__Data lines__:

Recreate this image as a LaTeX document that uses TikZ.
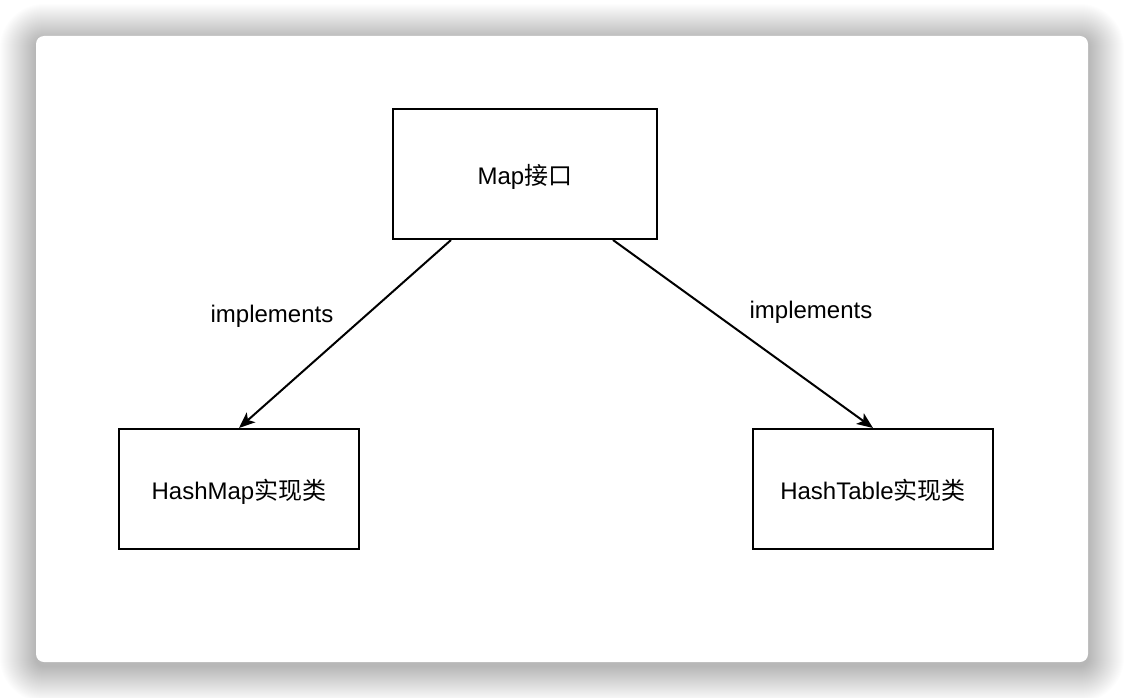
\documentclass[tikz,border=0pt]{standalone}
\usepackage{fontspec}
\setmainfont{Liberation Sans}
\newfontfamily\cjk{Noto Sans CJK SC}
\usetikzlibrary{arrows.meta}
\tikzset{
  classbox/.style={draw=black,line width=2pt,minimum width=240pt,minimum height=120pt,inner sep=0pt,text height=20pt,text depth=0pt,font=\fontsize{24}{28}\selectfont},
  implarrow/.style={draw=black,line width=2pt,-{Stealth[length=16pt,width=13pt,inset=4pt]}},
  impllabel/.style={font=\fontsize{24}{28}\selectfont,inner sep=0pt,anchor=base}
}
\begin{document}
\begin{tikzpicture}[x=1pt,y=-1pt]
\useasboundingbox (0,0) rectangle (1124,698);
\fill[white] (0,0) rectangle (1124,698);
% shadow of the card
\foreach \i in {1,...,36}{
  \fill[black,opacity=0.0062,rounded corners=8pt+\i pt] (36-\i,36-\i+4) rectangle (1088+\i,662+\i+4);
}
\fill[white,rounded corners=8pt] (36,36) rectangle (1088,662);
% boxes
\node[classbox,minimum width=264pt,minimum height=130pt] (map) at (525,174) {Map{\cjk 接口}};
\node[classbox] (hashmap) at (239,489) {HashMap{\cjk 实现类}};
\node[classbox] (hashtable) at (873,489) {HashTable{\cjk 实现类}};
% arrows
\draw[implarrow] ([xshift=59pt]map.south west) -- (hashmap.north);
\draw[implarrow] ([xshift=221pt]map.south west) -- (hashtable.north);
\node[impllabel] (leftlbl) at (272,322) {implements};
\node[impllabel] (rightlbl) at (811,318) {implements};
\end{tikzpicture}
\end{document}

__What is expected__: Go through the listing above and write it out again exactly, dropping the pictures.

__Solution for this task__:
Recreate this image as a LaTeX document that uses TikZ.
\documentclass[tikz,border=0pt]{standalone}
\usepackage{fontspec}
\setmainfont{Liberation Sans}
\newfontfamily\cjk{Noto Sans CJK SC}
\usetikzlibrary{arrows.meta}
\tikzset{
  classbox/.style={draw=black,line width=2pt,minimum width=240pt,minimum height=120pt,inner sep=0pt,text height=20pt,text depth=0pt,font=\fontsize{24}{28}\selectfont},
  implarrow/.style={draw=black,line width=2pt,-{Stealth[length=16pt,width=13pt,inset=4pt]}},
  impllabel/.style={font=\fontsize{24}{28}\selectfont,inner sep=0pt,anchor=base}
}
\begin{document}
\begin{tikzpicture}[x=1pt,y=-1pt]
\useasboundingbox (0,0) rectangle (1124,698);
\fill[white] (0,0) rectangle (1124,698);
% shadow of the card
\foreach \i in {1,...,36}{
  \fill[black,opacity=0.0062,rounded corners=8pt+\i pt] (36-\i,36-\i+4) rectangle (1088+\i,662+\i+4);
}
\fill[white,rounded corners=8pt] (36,36) rectangle (1088,662);
% boxes
\node[classbox,minimum width=264pt,minimum height=130pt] (map) at (525,174) {Map{\cjk 接口}};
\node[classbox] (hashmap) at (239,489) {HashMap{\cjk 实现类}};
\node[classbox] (hashtable) at (873,489) {HashTable{\cjk 实现类}};
% arrows
\draw[implarrow] ([xshift=59pt]map.south west) -- (hashmap.north);
\draw[implarrow] ([xshift=221pt]map.south west) -- (hashtable.north);
\node[impllabel] (leftlbl) at (272,322) {implements};
\node[impllabel] (rightlbl) at (811,318) {implements};
\end{tikzpicture}
\end{document}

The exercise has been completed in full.